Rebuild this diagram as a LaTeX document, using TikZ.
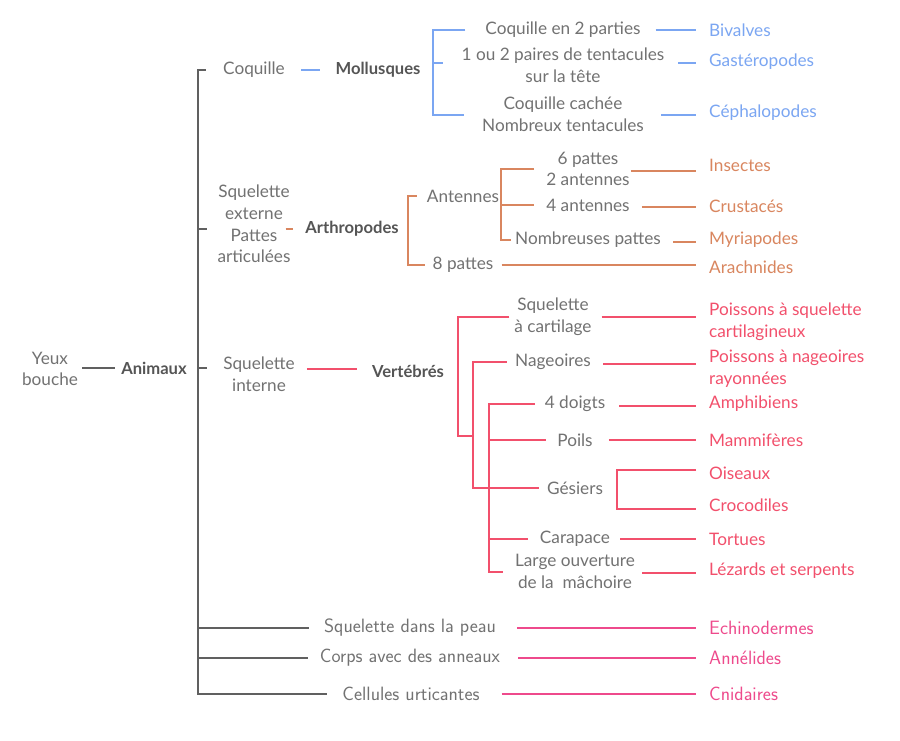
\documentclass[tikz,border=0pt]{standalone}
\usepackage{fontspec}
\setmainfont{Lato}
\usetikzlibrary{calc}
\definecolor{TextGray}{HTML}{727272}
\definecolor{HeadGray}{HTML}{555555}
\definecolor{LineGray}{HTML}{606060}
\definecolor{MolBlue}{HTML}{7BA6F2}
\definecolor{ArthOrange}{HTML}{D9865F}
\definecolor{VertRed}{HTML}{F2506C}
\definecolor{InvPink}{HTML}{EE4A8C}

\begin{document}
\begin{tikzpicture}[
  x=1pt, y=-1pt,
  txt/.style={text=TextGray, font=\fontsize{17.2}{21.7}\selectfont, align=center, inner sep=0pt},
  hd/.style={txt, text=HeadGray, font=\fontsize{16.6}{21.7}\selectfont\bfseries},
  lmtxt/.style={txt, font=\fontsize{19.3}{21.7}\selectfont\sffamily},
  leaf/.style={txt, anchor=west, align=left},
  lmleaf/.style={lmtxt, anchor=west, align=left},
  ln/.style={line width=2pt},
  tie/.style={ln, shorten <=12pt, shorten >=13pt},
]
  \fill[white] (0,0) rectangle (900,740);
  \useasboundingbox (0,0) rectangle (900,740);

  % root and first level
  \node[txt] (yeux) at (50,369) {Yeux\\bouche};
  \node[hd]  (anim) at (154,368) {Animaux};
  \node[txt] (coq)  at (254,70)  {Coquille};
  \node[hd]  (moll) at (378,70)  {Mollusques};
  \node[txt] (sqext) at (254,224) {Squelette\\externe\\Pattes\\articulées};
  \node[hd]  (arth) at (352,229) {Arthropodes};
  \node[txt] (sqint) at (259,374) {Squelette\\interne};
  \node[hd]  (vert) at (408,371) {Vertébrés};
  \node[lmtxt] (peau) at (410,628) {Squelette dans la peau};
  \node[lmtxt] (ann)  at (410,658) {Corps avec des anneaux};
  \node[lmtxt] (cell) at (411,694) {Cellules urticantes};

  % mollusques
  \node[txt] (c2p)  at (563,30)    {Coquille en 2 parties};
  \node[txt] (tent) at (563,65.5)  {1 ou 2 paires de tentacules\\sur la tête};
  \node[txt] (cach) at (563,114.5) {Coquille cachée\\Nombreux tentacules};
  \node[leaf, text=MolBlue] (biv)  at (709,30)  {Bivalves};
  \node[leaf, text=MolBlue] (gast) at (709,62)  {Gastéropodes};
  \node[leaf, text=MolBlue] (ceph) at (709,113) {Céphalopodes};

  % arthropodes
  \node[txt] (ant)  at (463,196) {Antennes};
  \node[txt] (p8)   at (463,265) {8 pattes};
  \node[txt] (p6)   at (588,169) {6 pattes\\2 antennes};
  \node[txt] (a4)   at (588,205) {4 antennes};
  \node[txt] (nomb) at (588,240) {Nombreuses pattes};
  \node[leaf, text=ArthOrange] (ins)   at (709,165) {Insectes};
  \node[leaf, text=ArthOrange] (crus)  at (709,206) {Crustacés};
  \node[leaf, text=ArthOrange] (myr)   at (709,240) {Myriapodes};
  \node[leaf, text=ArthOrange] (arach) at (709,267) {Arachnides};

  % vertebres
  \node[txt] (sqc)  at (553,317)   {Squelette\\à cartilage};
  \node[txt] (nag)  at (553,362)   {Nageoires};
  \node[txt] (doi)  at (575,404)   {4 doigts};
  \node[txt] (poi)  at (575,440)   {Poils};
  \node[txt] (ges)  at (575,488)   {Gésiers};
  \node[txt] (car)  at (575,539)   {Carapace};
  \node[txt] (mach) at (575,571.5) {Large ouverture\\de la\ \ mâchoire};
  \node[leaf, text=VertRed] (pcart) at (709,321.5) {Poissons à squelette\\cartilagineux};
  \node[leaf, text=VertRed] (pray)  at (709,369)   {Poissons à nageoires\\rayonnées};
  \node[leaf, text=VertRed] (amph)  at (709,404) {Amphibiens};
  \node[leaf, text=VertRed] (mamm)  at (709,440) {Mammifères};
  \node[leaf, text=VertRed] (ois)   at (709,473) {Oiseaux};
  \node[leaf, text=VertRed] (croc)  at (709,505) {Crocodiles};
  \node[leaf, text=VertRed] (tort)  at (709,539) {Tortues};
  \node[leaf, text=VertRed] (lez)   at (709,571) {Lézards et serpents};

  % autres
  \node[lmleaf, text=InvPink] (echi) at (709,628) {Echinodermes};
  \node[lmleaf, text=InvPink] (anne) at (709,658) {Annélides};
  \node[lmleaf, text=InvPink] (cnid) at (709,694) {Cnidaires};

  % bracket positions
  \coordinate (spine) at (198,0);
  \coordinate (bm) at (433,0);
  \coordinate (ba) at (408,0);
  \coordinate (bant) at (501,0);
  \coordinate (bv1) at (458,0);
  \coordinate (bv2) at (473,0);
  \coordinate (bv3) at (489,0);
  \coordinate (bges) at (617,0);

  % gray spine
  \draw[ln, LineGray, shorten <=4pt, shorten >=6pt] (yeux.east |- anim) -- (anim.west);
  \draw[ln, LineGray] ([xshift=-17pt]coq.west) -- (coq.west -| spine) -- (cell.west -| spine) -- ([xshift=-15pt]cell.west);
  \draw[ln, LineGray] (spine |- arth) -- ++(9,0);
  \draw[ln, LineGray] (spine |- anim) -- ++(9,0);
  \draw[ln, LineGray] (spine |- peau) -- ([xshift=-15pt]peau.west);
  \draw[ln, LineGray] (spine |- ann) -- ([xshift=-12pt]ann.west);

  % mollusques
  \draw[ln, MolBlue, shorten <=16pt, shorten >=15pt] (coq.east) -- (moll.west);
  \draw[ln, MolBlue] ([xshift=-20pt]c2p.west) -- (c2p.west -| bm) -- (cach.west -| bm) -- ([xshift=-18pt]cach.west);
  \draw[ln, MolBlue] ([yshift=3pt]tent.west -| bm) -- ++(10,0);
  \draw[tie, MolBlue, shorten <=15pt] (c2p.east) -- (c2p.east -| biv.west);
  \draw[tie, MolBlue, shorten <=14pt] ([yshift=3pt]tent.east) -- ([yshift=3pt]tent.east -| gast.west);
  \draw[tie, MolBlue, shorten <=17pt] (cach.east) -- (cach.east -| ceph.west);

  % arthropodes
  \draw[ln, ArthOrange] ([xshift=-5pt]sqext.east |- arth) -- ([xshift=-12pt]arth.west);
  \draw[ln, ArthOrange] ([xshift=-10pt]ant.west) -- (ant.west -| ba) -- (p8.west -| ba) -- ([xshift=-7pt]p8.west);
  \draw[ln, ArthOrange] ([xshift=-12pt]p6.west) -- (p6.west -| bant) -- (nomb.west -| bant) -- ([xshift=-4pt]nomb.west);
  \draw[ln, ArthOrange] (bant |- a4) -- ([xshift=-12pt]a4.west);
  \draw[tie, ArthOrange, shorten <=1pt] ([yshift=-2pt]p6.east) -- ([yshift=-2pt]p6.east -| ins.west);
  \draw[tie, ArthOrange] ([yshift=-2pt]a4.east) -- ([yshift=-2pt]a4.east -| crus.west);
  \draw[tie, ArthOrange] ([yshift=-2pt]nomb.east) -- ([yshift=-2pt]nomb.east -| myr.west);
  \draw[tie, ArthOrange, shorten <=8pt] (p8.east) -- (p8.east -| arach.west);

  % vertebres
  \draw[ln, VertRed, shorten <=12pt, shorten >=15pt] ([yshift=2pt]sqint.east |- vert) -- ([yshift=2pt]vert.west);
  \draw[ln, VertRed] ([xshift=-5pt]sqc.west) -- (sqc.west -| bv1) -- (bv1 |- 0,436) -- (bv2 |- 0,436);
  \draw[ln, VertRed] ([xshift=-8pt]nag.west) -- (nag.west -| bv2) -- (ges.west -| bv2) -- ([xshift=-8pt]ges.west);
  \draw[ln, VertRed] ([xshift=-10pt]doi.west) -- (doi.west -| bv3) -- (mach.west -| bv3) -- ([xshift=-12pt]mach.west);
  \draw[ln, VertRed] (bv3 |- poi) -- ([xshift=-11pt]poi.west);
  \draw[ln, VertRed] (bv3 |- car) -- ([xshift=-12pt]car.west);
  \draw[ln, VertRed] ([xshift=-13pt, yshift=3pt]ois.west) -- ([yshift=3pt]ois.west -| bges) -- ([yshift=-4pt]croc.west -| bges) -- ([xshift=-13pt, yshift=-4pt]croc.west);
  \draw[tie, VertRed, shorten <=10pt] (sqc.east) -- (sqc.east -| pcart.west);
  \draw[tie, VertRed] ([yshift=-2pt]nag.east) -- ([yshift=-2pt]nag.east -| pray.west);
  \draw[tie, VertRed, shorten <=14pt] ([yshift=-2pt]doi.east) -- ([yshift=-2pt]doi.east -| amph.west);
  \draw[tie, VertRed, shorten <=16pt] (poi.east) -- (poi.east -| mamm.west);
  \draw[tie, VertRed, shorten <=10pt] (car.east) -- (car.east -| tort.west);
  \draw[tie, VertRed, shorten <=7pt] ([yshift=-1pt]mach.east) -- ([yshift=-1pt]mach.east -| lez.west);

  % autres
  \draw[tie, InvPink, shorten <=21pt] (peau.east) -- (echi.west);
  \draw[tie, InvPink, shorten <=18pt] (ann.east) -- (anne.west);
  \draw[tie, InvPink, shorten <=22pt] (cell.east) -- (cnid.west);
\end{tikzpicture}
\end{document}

### Aim
Up to and including the line with "(cell) at (411,694)", copy the data above from its first line. Skip pictures.

### Problem solution
Rebuild this diagram as a LaTeX document, using TikZ.
\documentclass[tikz,border=0pt]{standalone}
\usepackage{fontspec}
\setmainfont{Lato}
\usetikzlibrary{calc}
\definecolor{TextGray}{HTML}{727272}
\definecolor{HeadGray}{HTML}{555555}
\definecolor{LineGray}{HTML}{606060}
\definecolor{MolBlue}{HTML}{7BA6F2}
\definecolor{ArthOrange}{HTML}{D9865F}
\definecolor{VertRed}{HTML}{F2506C}
\definecolor{InvPink}{HTML}{EE4A8C}

\begin{document}
\begin{tikzpicture}[
  x=1pt, y=-1pt,
  txt/.style={text=TextGray, font=\fontsize{17.2}{21.7}\selectfont, align=center, inner sep=0pt},
  hd/.style={txt, text=HeadGray, font=\fontsize{16.6}{21.7}\selectfont\bfseries},
  lmtxt/.style={txt, font=\fontsize{19.3}{21.7}\selectfont\sffamily},
  leaf/.style={txt, anchor=west, align=left},
  lmleaf/.style={lmtxt, anchor=west, align=left},
  ln/.style={line width=2pt},
  tie/.style={ln, shorten <=12pt, shorten >=13pt},
]
  \fill[white] (0,0) rectangle (900,740);
  \useasboundingbox (0,0) rectangle (900,740);

  % root and first level
  \node[txt] (yeux) at (50,369) {Yeux\\bouche};
  \node[hd]  (anim) at (154,368) {Animaux};
  \node[txt] (coq)  at (254,70)  {Coquille};
  \node[hd]  (moll) at (378,70)  {Mollusques};
  \node[txt] (sqext) at (254,224) {Squelette\\externe\\Pattes\\articulées};
  \node[hd]  (arth) at (352,229) {Arthropodes};
  \node[txt] (sqint) at (259,374) {Squelette\\interne};
  \node[hd]  (vert) at (408,371) {Vertébrés};
  \node[lmtxt] (peau) at (410,628) {Squelette dans la peau};
  \node[lmtxt] (ann)  at (410,658) {Corps avec des anneaux};
  \node[lmtxt] (cell) at (411,694) {Cellules urticantes};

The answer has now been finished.